DESCRIPTION OF THE TASK — Quote word for word the lines below, beginning with the first and ending with the one that has "-0.003, -0.002, -0.001];". Drop the pictures.

DATA PROVIDED —
* * * * * * * * *
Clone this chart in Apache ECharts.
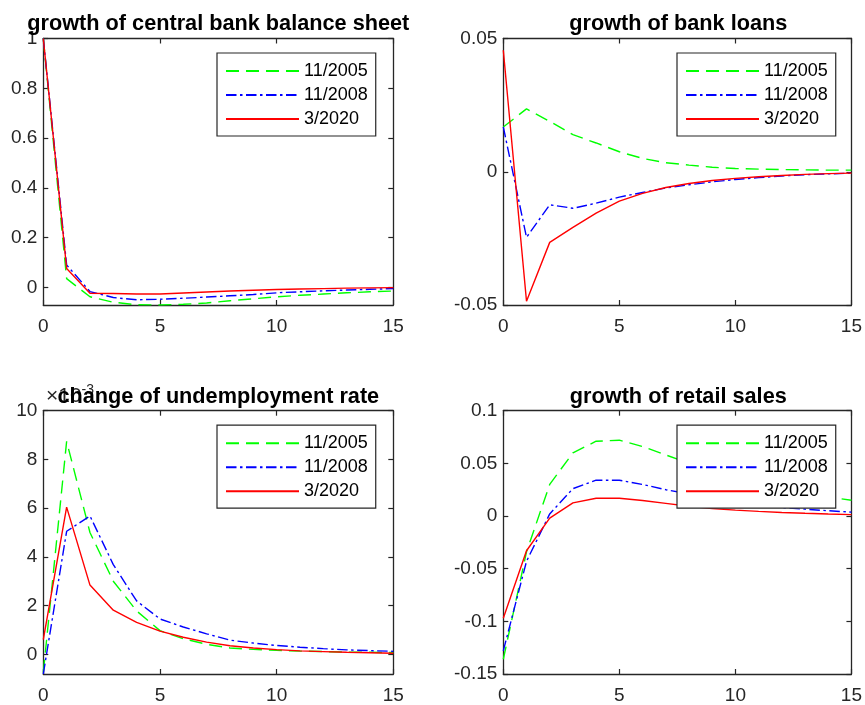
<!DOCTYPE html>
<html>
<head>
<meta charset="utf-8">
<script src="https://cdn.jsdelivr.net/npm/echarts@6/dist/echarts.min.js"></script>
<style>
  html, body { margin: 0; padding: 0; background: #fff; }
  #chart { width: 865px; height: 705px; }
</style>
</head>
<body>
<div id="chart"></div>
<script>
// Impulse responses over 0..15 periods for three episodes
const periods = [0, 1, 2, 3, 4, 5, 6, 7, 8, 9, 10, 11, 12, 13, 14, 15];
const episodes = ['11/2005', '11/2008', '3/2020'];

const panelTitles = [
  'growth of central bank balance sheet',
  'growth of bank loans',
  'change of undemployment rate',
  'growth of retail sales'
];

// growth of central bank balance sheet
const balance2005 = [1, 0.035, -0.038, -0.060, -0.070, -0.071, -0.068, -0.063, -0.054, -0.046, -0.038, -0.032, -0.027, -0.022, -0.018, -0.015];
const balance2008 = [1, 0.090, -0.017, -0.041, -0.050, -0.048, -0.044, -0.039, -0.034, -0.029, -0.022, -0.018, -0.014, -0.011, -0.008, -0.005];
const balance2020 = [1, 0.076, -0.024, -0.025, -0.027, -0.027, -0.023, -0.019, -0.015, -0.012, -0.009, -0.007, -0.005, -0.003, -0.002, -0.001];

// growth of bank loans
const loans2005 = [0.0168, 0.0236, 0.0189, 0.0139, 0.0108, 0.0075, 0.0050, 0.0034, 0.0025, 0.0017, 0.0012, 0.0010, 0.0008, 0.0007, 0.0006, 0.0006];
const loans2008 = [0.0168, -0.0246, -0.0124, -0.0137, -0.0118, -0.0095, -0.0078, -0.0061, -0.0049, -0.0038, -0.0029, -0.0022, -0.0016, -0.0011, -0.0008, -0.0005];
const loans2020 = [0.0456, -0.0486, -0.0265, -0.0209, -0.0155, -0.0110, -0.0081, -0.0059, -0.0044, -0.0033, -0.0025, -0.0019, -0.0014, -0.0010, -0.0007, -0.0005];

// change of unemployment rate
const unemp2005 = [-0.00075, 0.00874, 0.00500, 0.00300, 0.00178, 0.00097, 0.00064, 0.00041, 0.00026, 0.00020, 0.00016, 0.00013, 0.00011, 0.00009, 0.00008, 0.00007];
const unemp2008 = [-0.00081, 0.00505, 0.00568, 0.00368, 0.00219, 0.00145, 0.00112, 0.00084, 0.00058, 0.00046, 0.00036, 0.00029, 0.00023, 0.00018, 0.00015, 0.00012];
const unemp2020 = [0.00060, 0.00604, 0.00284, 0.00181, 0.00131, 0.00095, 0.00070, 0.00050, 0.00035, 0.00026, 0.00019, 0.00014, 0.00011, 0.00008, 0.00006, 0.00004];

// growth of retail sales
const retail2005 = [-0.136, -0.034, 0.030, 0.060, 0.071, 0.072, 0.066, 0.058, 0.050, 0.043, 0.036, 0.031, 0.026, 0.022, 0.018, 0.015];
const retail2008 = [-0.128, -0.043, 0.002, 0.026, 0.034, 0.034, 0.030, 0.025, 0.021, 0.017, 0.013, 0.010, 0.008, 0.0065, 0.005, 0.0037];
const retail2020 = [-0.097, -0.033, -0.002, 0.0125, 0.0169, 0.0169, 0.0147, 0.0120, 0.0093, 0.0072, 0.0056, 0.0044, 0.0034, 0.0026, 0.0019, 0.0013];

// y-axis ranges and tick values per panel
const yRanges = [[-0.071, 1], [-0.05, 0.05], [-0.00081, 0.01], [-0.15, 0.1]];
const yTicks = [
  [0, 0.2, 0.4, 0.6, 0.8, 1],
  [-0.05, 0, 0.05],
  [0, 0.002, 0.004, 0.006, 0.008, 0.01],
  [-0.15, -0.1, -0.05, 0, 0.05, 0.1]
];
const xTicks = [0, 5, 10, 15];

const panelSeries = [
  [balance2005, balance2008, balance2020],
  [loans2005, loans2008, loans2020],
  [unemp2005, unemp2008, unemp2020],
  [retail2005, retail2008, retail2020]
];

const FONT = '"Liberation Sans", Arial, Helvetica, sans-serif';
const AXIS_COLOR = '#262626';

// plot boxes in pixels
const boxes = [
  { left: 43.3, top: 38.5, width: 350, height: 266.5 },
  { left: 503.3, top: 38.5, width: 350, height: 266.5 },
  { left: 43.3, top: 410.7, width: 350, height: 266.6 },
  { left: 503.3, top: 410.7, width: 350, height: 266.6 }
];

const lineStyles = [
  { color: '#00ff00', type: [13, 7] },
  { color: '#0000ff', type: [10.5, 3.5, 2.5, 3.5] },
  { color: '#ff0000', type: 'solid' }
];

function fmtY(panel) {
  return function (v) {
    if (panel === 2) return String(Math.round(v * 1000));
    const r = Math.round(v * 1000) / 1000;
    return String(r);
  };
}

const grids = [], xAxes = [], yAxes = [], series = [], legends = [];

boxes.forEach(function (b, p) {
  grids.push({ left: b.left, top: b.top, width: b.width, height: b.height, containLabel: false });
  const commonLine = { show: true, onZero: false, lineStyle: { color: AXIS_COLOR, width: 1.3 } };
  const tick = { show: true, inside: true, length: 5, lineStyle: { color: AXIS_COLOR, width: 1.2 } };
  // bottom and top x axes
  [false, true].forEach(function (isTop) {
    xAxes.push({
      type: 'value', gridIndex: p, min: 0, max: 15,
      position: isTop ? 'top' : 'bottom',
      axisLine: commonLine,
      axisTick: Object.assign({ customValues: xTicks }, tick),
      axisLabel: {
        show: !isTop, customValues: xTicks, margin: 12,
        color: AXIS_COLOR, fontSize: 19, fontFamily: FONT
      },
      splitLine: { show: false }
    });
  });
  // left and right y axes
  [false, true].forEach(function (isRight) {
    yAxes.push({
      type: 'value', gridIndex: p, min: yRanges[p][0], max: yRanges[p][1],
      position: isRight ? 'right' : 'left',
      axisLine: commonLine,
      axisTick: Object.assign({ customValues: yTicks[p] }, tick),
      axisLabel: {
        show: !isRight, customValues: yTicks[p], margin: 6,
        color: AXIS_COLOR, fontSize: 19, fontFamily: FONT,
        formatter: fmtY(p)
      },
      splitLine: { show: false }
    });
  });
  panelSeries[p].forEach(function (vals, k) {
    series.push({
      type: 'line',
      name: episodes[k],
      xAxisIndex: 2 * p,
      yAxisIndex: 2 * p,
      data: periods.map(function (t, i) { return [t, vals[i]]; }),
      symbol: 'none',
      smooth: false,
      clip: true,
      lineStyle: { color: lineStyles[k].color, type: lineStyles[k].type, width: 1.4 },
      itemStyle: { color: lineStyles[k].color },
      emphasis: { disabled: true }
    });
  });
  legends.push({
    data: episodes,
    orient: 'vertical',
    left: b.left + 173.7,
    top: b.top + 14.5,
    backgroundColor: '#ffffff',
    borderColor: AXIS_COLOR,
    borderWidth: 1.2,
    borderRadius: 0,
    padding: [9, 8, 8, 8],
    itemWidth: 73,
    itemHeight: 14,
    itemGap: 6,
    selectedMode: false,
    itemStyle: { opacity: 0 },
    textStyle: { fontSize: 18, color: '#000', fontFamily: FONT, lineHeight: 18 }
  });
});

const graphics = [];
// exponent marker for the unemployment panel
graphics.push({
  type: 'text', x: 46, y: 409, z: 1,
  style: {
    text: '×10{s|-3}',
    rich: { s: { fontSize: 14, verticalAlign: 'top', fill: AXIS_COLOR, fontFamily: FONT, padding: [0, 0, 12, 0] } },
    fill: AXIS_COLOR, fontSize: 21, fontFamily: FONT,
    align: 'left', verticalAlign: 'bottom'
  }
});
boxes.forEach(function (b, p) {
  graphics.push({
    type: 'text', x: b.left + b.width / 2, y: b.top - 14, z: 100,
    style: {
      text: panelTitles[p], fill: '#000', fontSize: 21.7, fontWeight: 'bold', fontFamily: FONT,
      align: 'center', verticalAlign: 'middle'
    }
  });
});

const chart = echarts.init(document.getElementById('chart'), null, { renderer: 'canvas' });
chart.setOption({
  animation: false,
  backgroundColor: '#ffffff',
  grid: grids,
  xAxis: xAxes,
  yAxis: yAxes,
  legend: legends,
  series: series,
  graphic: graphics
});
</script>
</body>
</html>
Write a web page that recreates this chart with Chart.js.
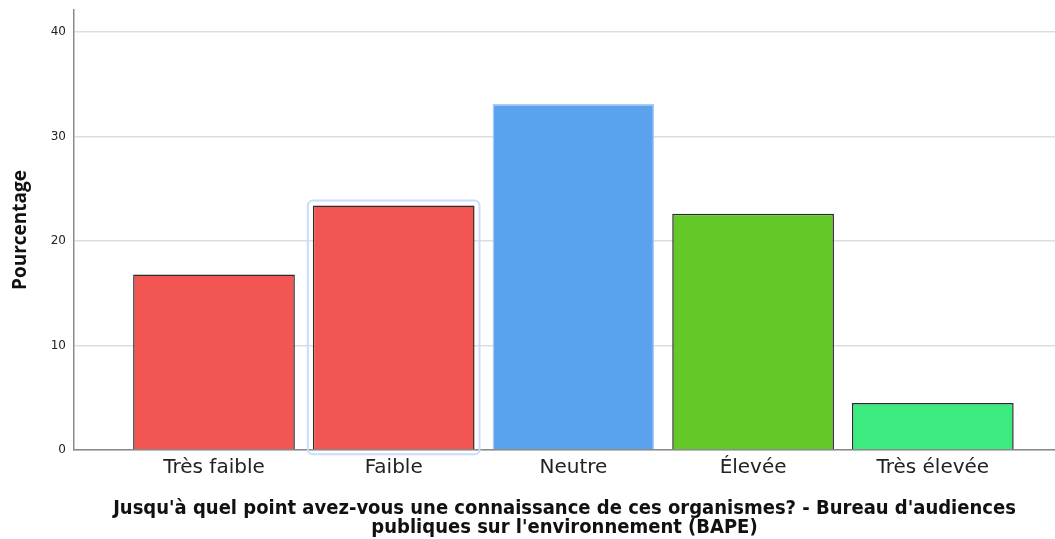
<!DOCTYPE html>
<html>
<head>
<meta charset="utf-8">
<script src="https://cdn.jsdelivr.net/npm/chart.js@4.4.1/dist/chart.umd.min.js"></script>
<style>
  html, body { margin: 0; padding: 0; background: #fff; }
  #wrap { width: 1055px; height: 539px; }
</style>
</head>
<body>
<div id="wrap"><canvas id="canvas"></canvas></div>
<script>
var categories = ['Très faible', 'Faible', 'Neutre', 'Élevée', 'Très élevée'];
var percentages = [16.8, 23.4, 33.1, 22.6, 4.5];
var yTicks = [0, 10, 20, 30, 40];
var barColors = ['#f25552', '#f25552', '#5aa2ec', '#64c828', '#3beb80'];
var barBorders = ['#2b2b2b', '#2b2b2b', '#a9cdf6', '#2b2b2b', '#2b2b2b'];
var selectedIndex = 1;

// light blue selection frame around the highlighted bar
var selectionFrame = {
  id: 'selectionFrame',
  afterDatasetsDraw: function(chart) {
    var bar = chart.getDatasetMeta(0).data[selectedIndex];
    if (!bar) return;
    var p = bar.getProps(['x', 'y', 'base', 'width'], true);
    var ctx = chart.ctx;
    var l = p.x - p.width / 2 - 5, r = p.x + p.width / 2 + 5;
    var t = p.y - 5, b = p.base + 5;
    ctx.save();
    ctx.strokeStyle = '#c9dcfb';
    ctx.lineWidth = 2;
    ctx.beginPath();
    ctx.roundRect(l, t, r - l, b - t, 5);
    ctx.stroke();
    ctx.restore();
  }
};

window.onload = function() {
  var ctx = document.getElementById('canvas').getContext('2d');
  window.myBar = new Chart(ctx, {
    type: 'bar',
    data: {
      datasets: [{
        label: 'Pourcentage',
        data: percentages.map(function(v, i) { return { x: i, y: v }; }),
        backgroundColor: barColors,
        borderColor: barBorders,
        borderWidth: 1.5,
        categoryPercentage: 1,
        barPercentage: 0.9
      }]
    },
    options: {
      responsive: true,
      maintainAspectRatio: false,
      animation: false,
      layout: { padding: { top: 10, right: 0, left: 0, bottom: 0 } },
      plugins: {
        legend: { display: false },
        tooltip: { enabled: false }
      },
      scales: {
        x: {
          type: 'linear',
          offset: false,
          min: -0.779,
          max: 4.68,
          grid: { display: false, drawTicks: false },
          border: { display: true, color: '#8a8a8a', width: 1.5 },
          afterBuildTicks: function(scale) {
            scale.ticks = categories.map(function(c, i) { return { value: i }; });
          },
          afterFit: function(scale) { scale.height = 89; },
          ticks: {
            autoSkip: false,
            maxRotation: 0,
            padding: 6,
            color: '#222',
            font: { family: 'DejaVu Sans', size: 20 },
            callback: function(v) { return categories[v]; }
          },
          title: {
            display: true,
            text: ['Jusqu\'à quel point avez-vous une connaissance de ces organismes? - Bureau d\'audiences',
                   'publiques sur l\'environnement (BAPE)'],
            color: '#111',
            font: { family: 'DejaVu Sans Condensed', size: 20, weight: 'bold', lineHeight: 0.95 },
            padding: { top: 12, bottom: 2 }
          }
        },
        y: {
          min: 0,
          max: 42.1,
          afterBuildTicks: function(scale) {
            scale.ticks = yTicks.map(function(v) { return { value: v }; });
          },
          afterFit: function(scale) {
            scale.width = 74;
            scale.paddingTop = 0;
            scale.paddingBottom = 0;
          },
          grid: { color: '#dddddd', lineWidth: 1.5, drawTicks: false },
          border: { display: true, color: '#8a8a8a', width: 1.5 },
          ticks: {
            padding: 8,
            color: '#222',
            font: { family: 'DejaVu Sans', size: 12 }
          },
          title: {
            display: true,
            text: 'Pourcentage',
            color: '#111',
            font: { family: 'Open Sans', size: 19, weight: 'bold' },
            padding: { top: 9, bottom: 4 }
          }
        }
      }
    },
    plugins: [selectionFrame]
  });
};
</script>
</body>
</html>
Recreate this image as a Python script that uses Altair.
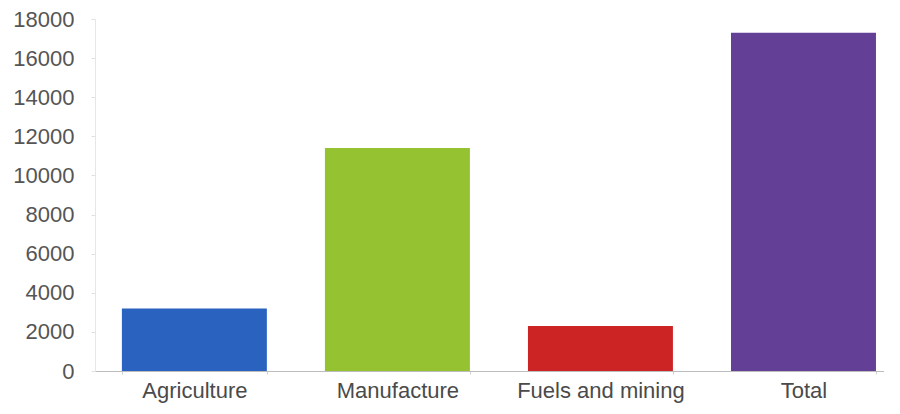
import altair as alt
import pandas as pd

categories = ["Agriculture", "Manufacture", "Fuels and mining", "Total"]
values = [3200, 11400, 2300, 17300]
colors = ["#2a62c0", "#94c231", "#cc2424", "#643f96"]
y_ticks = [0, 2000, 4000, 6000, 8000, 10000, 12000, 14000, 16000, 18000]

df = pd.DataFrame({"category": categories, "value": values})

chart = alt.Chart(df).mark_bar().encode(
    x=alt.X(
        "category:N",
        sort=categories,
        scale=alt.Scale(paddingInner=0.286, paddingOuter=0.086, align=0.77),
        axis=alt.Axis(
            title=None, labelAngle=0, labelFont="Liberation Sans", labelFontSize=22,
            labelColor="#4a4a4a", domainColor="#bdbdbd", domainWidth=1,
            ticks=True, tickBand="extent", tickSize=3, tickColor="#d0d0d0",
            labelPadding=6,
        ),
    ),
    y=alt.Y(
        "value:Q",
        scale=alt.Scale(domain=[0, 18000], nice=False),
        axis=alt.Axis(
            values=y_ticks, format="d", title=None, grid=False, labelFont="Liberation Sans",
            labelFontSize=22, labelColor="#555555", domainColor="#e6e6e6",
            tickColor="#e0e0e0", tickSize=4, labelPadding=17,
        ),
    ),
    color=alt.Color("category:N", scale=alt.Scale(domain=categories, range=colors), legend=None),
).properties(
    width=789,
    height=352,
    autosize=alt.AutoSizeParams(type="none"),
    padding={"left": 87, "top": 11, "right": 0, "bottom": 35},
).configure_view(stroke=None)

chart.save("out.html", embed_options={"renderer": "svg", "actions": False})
* * * * * * * * *
RESPONSE —
Clone this chart in Apache ECharts.
<!DOCTYPE html>
<html>
<head>
<meta charset="utf-8">
<script src="https://cdn.jsdelivr.net/npm/echarts@6/dist/echarts.min.js"></script>
<style>
  html, body { margin: 0; padding: 0; background: #fff; }
  #chart { width: 865px; height: 705px; }
</style>
</head>
<body>
<div id="chart"></div>
<script>
// Impulse responses over 0..15 periods for three episodes
const periods = [0, 1, 2, 3, 4, 5, 6, 7, 8, 9, 10, 11, 12, 13, 14, 15];
const episodes = ['11/2005', '11/2008', '3/2020'];

const panelTitles = [
  'growth of central bank balance sheet',
  'growth of bank loans',
  'change of undemployment rate',
  'growth of retail sales'
];

// growth of central bank balance sheet
const balance2005 = [1, 0.035, -0.038, -0.060, -0.070, -0.071, -0.068, -0.063, -0.054, -0.046, -0.038, -0.032, -0.027, -0.022, -0.018, -0.015];
const balance2008 = [1, 0.090, -0.017, -0.041, -0.050, -0.048, -0.044, -0.039, -0.034, -0.029, -0.022, -0.018, -0.014, -0.011, -0.008, -0.005];
const balance2020 = [1, 0.076, -0.024, -0.025, -0.027, -0.027, -0.023, -0.019, -0.015, -0.012, -0.009, -0.007, -0.005, -0.003, -0.002, -0.001];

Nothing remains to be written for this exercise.